BEGIN Material supplied

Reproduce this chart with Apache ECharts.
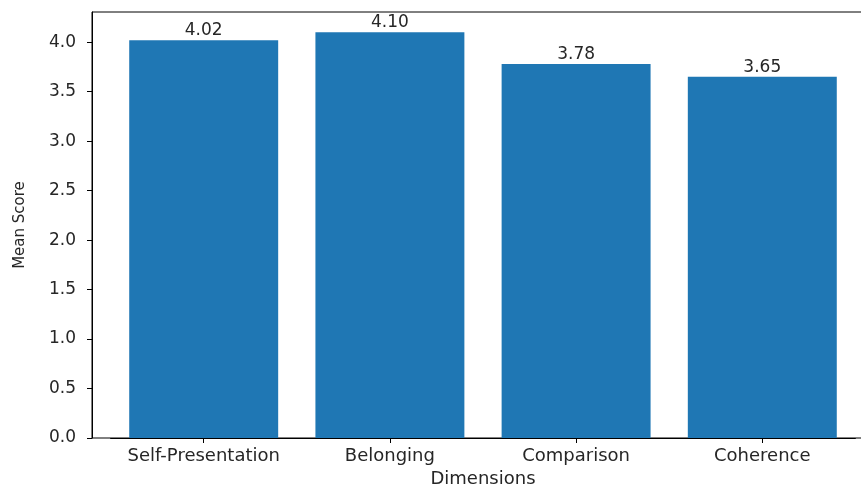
<!DOCTYPE html>
<html>
<head>
<meta charset="utf-8">
<script src="https://cdn.jsdelivr.net/npm/echarts@6/dist/echarts.min.js"></script>
<style>
html,body{margin:0;padding:0;background:#fff;}
#chart{width:861px;height:487px;}
</style>
</head>
<body>
<div id="chart"></div>
<script>
const categories = ['Self-Presentation', 'Belonging', 'Comparison', 'Coherence'];
const meanScores = [4.02, 4.10, 3.78, 3.65];
const yMin = 0;
const yMax = 4.305;
const yStep = 0.5;
const xTitle = 'Dimensions';
const yTitle = 'Mean Score';

const chart = echarts.init(document.getElementById('chart'), null, {renderer: 'canvas'});
const FONT = 'DejaVu Sans';
const TXT = '#262626';

chart.setOption({
  animation: false,
  backgroundColor: '#ffffff',
  grid: [
    {left: 92, right: -13, top: 12, bottom: 49, show: true, borderColor: '#000', borderWidth: 1,
     backgroundColor: 'transparent', containLabel: false, outerBoundsMode: 'none'},
    {left: 110.6, right: 5.6, top: 12, bottom: 49, containLabel: false, outerBoundsMode: 'none'}
  ],
  xAxis: [
    {gridIndex: 0, type: 'value', show: false, min: 0, max: 1},
    {
      gridIndex: 1, type: 'category', data: categories,
      axisLine: {show: true, lineStyle: {color: '#000', width: 1}},
      axisTick: {show: true, alignWithLabel: true, length: 5, lineStyle: {color: '#000'}},
      axisLabel: {color: TXT, fontFamily: FONT, fontSize: 18, margin: 9, interval: 0, hideOverlap: false},
      name: xTitle, nameLocation: 'middle', nameGap: 32,
      nameTextStyle: {color: TXT, fontFamily: FONT, fontSize: 18}
    }
  ],
  yAxis: [
    {gridIndex: 0, type: 'value', show: false, min: 0, max: 1},
    {
      gridIndex: 1, type: 'value', min: yMin, max: yMax, interval: yStep, offset: 18.6,
      axisLine: {show: true, lineStyle: {color: '#000', width: 1}},
      axisTick: {show: true, length: 5, lineStyle: {color: '#000'}},
      splitLine: {show: false},
      axisLabel: {
        color: TXT, fontFamily: FONT, fontSize: 17, margin: 16, showMaxLabel: false,
        formatter: v => (Math.abs(v / yStep - Math.round(v / yStep)) < 1e-6 ? v.toFixed(1) : '')
      },
      name: yTitle, nameLocation: 'middle', nameGap: 64, nameRotate: 90,
      nameTextStyle: {color: TXT, fontFamily: FONT, fontSize: 15}
    }
  ],
  series: [{
    type: 'bar',
    xAxisIndex: 1, yAxisIndex: 1,
    data: meanScores,
    barWidth: '80%',
    itemStyle: {color: '#1f77b4'},
    label: {
      show: true, position: 'top', distance: 1,
      color: TXT, fontFamily: FONT, fontSize: 17,
      formatter: p => p.value.toFixed(2)
    }
  }]
});
</script>
</body>
</html>
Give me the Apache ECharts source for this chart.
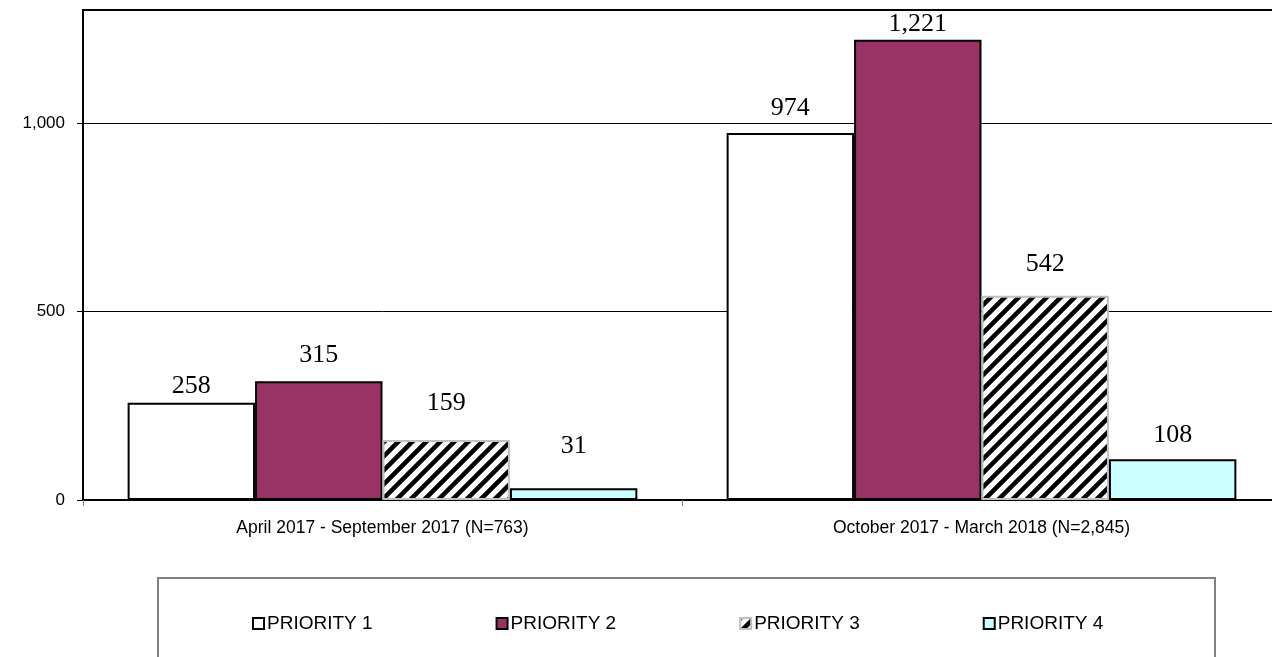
<!DOCTYPE html>
<html>
<head>
<meta charset="utf-8">
<style>
html, body { margin: 0; padding: 0; background: #fff; overflow: hidden; }
#chart { width: 1300px; height: 657px; }
</style>
<script src="https://cdn.jsdelivr.net/npm/echarts@6/dist/echarts.min.js"></script>
</head>
<body>
<div id="chart"></div>
<script>
// periods on the x axis
var periods = ['April 2017 - September 2017 (N=763)', 'October 2017 - March 2018 (N=2,845)'];
var seriesNames = ['PRIORITY 1', 'PRIORITY 2', 'PRIORITY 3', 'PRIORITY 4'];
var priority1 = [258, 974];
var priority2 = [315, 1221];
var priority3 = [159, 542];
var priority4 = [31, 108];
var yTicks = [0, 500, 1000];

// excel-ish label spacing above each bar (px), per series
var labelGap1 = [4, 12];
var labelGap2 = [13, 3];
var labelGap3 = [24, 19];
var labelGap4 = [29, 11];

// diagonal hatch for priority 3
function makeHatch() {
    var c = document.createElement('canvas');
    c.width = 14; c.height = 14;
    var ctx = c.getContext('2d');
    ctx.fillStyle = '#fff';
    ctx.fillRect(0, 0, 14, 14);
    ctx.strokeStyle = '#000';
    ctx.lineWidth = 4.5;
    ctx.beginPath();
    for (var k = -1; k <= 1; k++) {
        ctx.moveTo(k * 14 - 2, 16);
        ctx.lineTo(k * 14 + 16, -2);
    }
    ctx.stroke();
    return c;
}
var hatch = { image: makeHatch(), repeat: 'repeat' };

var chart = echarts.init(document.getElementById('chart'));

function fmt(v) {
    return Number(v).toLocaleString('en-US');
}

function buildSeries(name, values, gaps, fill, border) {
    return {
        name: name,
        type: 'bar',
        barGap: 0,
        barCategoryGap: '14.9%',
        itemStyle: { color: fill, borderColor: border, borderWidth: 2 },
        emphasis: { disabled: true },
        data: values.map(function (v, i) {
            return {
                value: v,
                label: { distance: gaps[i] }
            };
        }),
        label: {
            show: true,
            position: 'top',
            fontFamily: '"Times New Roman", "Liberation Serif", serif',
            fontSize: 26,
            color: '#000',
            formatter: function (p) { return fmt(p.value); }
        }
    };
}

var sans = 'Arial, "Liberation Sans", sans-serif';

var option = {
    animation: false,
    backgroundColor: '#fff',
    textStyle: { fontFamily: sans },
    grid: {
        left: 83, top: 10, right: 19, bottom: 157,
        show: true, borderColor: '#000', borderWidth: 2,
        outerBoundsMode: 'none'
    },
    legend: {
        data: seriesNames,
        icon: 'rect',
        left: 247,
        top: 609,
        itemWidth: 11,
        itemHeight: 11,
        itemGap: 123,
        selectedMode: false,
        textStyle: { fontFamily: sans, fontSize: 19, color: '#000', padding: [0, 0, 0, -2] }
    },
    graphic: [{
        type: 'rect',
        shape: { x: 158, y: 578, width: 1057, height: 120 },
        style: { fill: 'none', stroke: '#808080', lineWidth: 2 },
        silent: true
    }],
    xAxis: {
        type: 'category',
        data: periods,
        axisLine: { lineStyle: { color: '#000', width: 2 } },
        axisTick: { show: true, length: 6, lineStyle: { color: '#808080' } },
        axisLabel: { fontSize: 17.5, color: '#000', margin: 19, fontFamily: sans }
    },
    yAxis: {
        type: 'value',
        min: 0,
        max: 1300,
        interval: 500,
        axisLine: { show: true, lineStyle: { color: '#000', width: 2 } },
        axisTick: { show: true, length: 6, customValues: yTicks, lineStyle: { color: '#000' } },
        splitLine: { show: true, lineStyle: { color: '#000', width: 1 } },
        axisLabel: {
            fontSize: 17, color: '#000', margin: 18,
            fontFamily: sans,
            customValues: yTicks,
            formatter: function (v) { return fmt(v); }
        }
    },
    series: [
        buildSeries(seriesNames[0], priority1, labelGap1, '#ffffff', '#000'),
        buildSeries(seriesNames[1], priority2, labelGap2, '#993366', '#000'),
        buildSeries(seriesNames[2], priority3, labelGap3, hatch, '#c0c0c0'),
        buildSeries(seriesNames[3], priority4, labelGap4, '#ccffff', '#000')
    ]
};

chart.setOption(option);
</script>
</body>
</html>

END Material supplied

Short exercise → Only the lines from the start of the records to the one containing "const yTitle = 'Mean Score';" should be repeated, exactly and with both ends kept; drop any pictures.

Completed task →
Reproduce this chart with Apache ECharts.
<!DOCTYPE html>
<html>
<head>
<meta charset="utf-8">
<script src="https://cdn.jsdelivr.net/npm/echarts@6/dist/echarts.min.js"></script>
<style>
html,body{margin:0;padding:0;background:#fff;}
#chart{width:861px;height:487px;}
</style>
</head>
<body>
<div id="chart"></div>
<script>
const categories = ['Self-Presentation', 'Belonging', 'Comparison', 'Coherence'];
const meanScores = [4.02, 4.10, 3.78, 3.65];
const yMin = 0;
const yMax = 4.305;
const yStep = 0.5;
const xTitle = 'Dimensions';
const yTitle = 'Mean Score';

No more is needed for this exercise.